- **Provided data**:

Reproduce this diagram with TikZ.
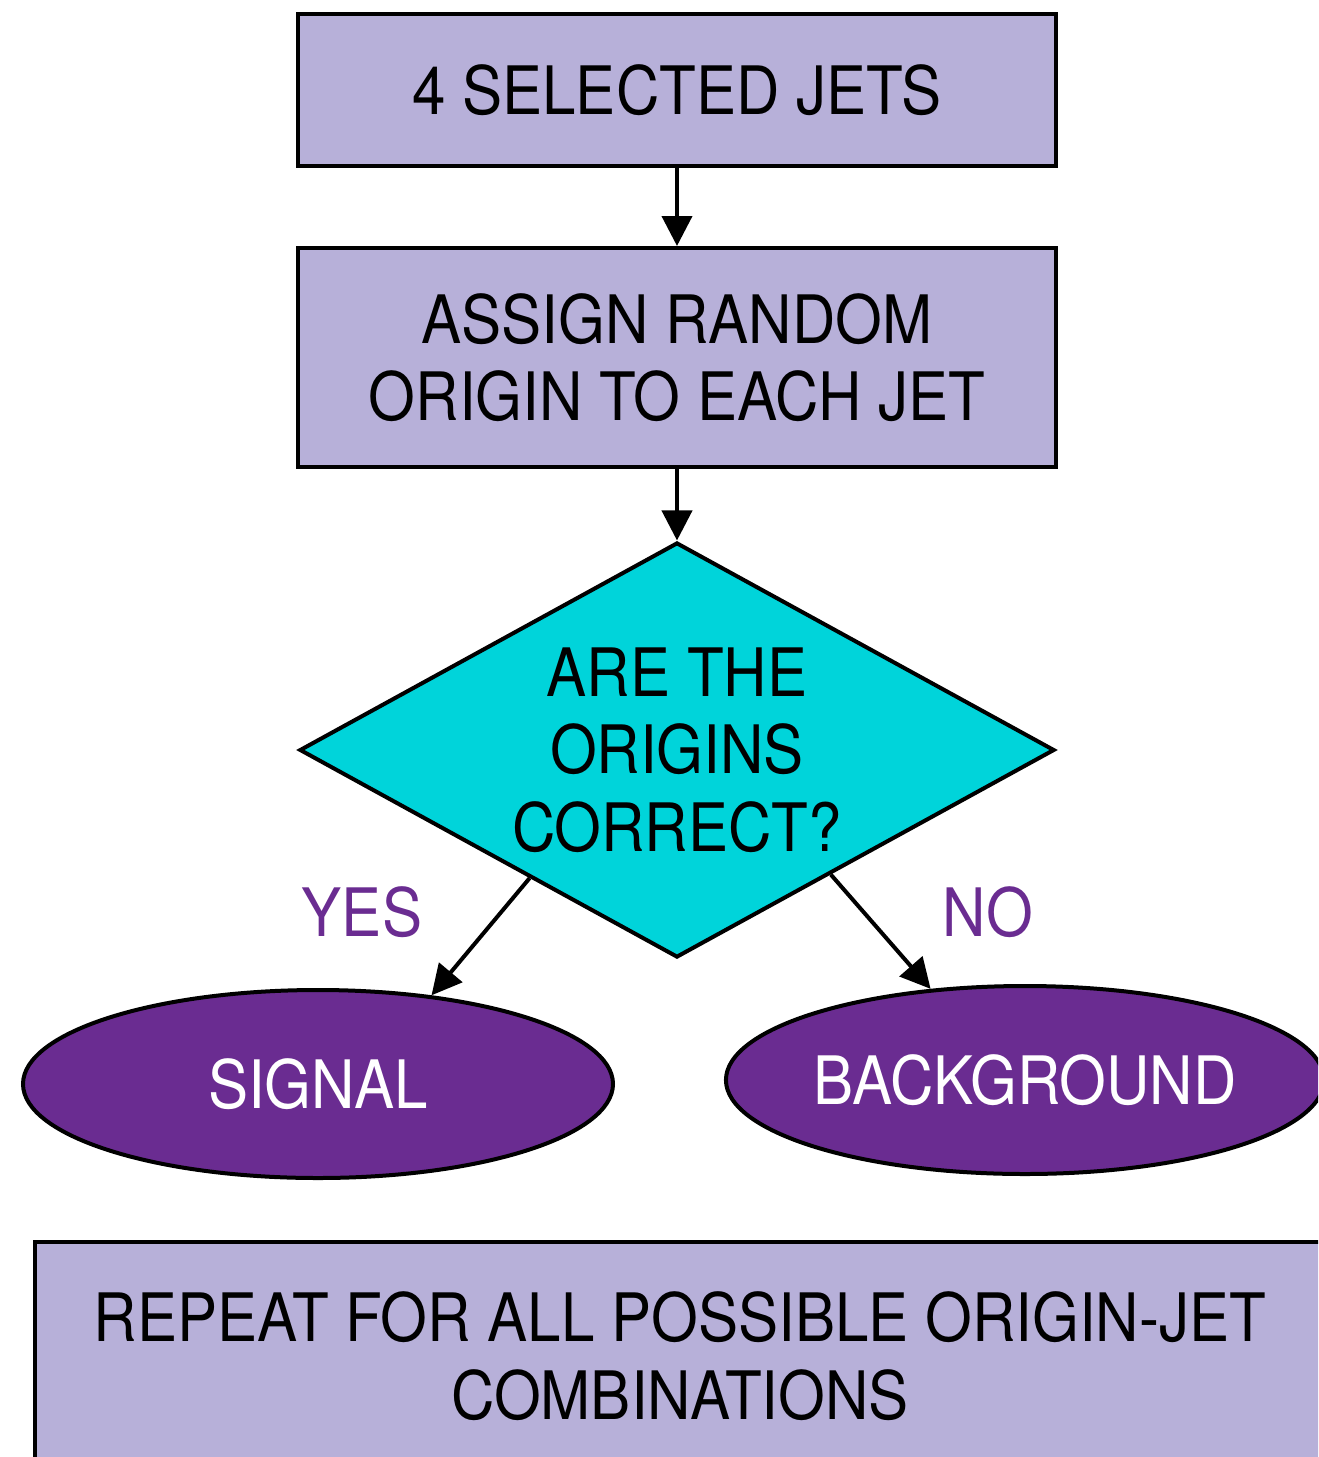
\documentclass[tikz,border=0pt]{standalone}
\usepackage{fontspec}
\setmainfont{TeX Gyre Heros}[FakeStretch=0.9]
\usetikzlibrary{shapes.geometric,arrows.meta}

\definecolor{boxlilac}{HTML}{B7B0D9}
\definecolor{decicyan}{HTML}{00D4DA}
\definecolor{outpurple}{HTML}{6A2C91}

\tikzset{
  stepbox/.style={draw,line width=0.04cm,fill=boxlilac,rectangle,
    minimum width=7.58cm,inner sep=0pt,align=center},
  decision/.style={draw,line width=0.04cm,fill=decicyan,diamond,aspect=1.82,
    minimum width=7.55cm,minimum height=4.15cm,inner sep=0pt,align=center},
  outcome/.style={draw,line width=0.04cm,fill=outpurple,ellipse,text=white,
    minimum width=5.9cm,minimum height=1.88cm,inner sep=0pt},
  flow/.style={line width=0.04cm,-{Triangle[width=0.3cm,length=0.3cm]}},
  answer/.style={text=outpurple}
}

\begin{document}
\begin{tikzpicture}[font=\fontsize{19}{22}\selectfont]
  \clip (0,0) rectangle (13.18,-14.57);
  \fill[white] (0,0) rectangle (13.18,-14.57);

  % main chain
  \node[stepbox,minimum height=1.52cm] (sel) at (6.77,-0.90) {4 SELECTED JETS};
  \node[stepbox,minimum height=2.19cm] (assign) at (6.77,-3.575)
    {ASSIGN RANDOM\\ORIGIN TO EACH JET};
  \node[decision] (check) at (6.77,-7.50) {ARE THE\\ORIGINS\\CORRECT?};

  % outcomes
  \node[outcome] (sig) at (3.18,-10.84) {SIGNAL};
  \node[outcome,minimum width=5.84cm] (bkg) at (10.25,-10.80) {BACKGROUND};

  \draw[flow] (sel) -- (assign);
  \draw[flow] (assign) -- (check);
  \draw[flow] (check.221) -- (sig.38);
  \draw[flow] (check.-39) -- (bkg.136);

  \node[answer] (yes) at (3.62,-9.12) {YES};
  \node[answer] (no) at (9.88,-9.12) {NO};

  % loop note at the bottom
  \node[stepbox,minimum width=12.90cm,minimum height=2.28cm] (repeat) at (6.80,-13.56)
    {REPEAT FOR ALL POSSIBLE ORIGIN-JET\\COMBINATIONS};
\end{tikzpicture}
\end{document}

- **Your task**: Omit the pictures and output all of the other material exactly.

- **Task output**:
Reproduce this diagram with TikZ.
\documentclass[tikz,border=0pt]{standalone}
\usepackage{fontspec}
\setmainfont{TeX Gyre Heros}[FakeStretch=0.9]
\usetikzlibrary{shapes.geometric,arrows.meta}

\definecolor{boxlilac}{HTML}{B7B0D9}
\definecolor{decicyan}{HTML}{00D4DA}
\definecolor{outpurple}{HTML}{6A2C91}

\tikzset{
  stepbox/.style={draw,line width=0.04cm,fill=boxlilac,rectangle,
    minimum width=7.58cm,inner sep=0pt,align=center},
  decision/.style={draw,line width=0.04cm,fill=decicyan,diamond,aspect=1.82,
    minimum width=7.55cm,minimum height=4.15cm,inner sep=0pt,align=center},
  outcome/.style={draw,line width=0.04cm,fill=outpurple,ellipse,text=white,
    minimum width=5.9cm,minimum height=1.88cm,inner sep=0pt},
  flow/.style={line width=0.04cm,-{Triangle[width=0.3cm,length=0.3cm]}},
  answer/.style={text=outpurple}
}

\begin{document}
\begin{tikzpicture}[font=\fontsize{19}{22}\selectfont]
  \clip (0,0) rectangle (13.18,-14.57);
  \fill[white] (0,0) rectangle (13.18,-14.57);

  % main chain
  \node[stepbox,minimum height=1.52cm] (sel) at (6.77,-0.90) {4 SELECTED JETS};
  \node[stepbox,minimum height=2.19cm] (assign) at (6.77,-3.575)
    {ASSIGN RANDOM\\ORIGIN TO EACH JET};
  \node[decision] (check) at (6.77,-7.50) {ARE THE\\ORIGINS\\CORRECT?};

  % outcomes
  \node[outcome] (sig) at (3.18,-10.84) {SIGNAL};
  \node[outcome,minimum width=5.84cm] (bkg) at (10.25,-10.80) {BACKGROUND};

  \draw[flow] (sel) -- (assign);
  \draw[flow] (assign) -- (check);
  \draw[flow] (check.221) -- (sig.38);
  \draw[flow] (check.-39) -- (bkg.136);

  \node[answer] (yes) at (3.62,-9.12) {YES};
  \node[answer] (no) at (9.88,-9.12) {NO};

  % loop note at the bottom
  \node[stepbox,minimum width=12.90cm,minimum height=2.28cm] (repeat) at (6.80,-13.56)
    {REPEAT FOR ALL POSSIBLE ORIGIN-JET\\COMBINATIONS};
\end{tikzpicture}
\end{document}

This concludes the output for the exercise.